Copy each line of the records that contains the word "this".

* begin *

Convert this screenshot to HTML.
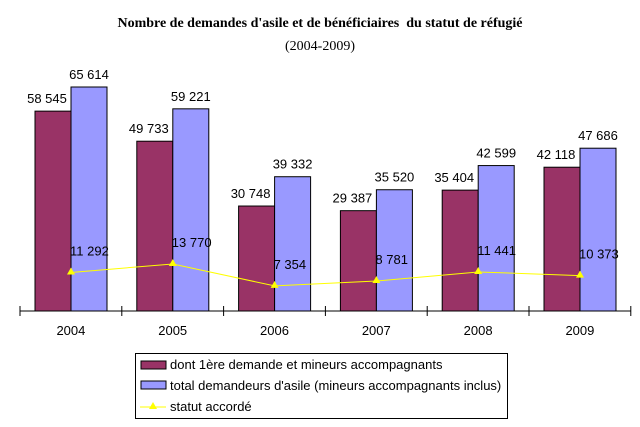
<!DOCTYPE html>
<html><head><meta charset="utf-8"><style>
body{margin:0;background:#fff;}
svg{display:block;font-family:"Liberation Sans",Arial,sans-serif;}
</style></head><body>
<svg id="chart" width="640" height="427">
<text x="320" y="27" text-anchor="middle" font-family="Liberation Serif" font-weight="bold" font-size="14">Nombre de demandes d'asile et de bénéficiaires &#160;du statut de réfugié</text>
<text x="320" y="50" text-anchor="middle" font-family="Liberation Serif" font-size="14">(2004-2009)</text>
<g id="plot"></g>
<g>
<rect x="135.5" y="353.5" width="372" height="65" fill="#fff" stroke="#000"/>
<rect x="141" y="361" width="25" height="8" fill="#993366" stroke="#000"/>
<text x="170" y="369" font-size="13">dont 1ère demande et mineurs accompagnants</text>
<rect x="141" y="381" width="25" height="8" fill="#9999ff" stroke="#000"/>
<text x="170" y="390" font-size="13">total demandeurs d'asile (mineurs accompagnants inclus)</text>
<line x1="140" y1="407" x2="166" y2="407" stroke="#ffff00"/>
<polygon points="153,402 157,409 149,409" fill="#ffff00"/>
<text x="170" y="411" font-size="13">statut accordé</text>
</g>
</svg>
<script>
const years=["2004","2005","2006","2007","2008","2009"];
const firstDemand=[58545,49733,30748,29387,35404,42118];
const totalDemand=[65614,59221,39332,35520,42599,47686];
const statut=[11292,13770,7354,8781,11441,10373];
const NS="http://www.w3.org/2000/svg";
const g=document.getElementById('plot');
const x0=20,band=101.8,base=311,k=224/65614;
const y=v=>base-v*k;
const fmt=v=>String(v).replace(/\B(?=(\d{3})+(?!\d))/g,' ');
function mk(t,a){const e=document.createElementNS(NS,t);for(const n in a)e.setAttribute(n,a[n]);g.appendChild(e);return e;}
years.forEach((yr,i)=>{
 const bx=x0+i*band+15;
 let r=mk('rect',{x:bx,y:y(firstDemand[i]),width:36,height:base-y(firstDemand[i]),fill:'#993366',stroke:'#000'});
 
 
 r=mk('rect',{x:bx+36,y:y(totalDemand[i]),width:36,height:base-y(totalDemand[i]),fill:'#9999ff',stroke:'#000'});
 
 
 let t=mk('text',{x:bx+12,y:y(firstDemand[i])-8,'text-anchor':'middle','font-size':'13'});t.textContent=fmt(firstDemand[i]);
 
 
 t=mk('text',{x:bx+54,y:y(totalDemand[i])-8,'text-anchor':'middle','font-size':'13'});t.textContent=fmt(totalDemand[i]);
 
 
 t=mk('text',{x:x0+i*band+band/2,y:base+24,'text-anchor':'middle','font-size':'13'});t.textContent=yr;
 
 
});
let ax=mk('line',{x1:x0,y1:base,x2:x0+6*band,y2:base,stroke:'#000'});


for(let i=0;i<=6;i++){const tk=mk('line',{x1:x0+i*band,y1:base-5,x2:x0+i*band,y2:base+5,stroke:'#000'});
 
 }
const pts=statut.map((v,i)=>[x0+i*band+51,y(v)]);
const pl=mk('polyline',{points:pts.map(p=>p.join(',')).join(' '),fill:'none',stroke:'#ffff00'});


pts.forEach((p,i)=>{
 const m=mk('polygon',{points:`${p[0]},${p[1]-5} ${p[0]+4},${p[1]+2} ${p[0]-4},${p[1]+2}`,fill:'#ffff00'});
 
 
 const t=mk('text',{x:p[0]-1,y:p[1]-17,'font-size':'13'});t.textContent=fmt(statut[i]);
 
 
});
</script>
</body></html>
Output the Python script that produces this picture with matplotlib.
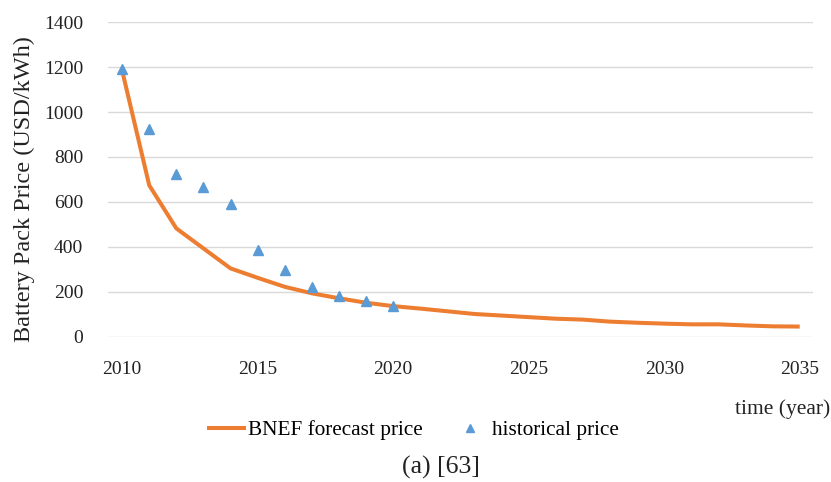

* end *

### Reply to the task
Convert this screenshot to HTML.
Output the Python script that produces this picture with matplotlib.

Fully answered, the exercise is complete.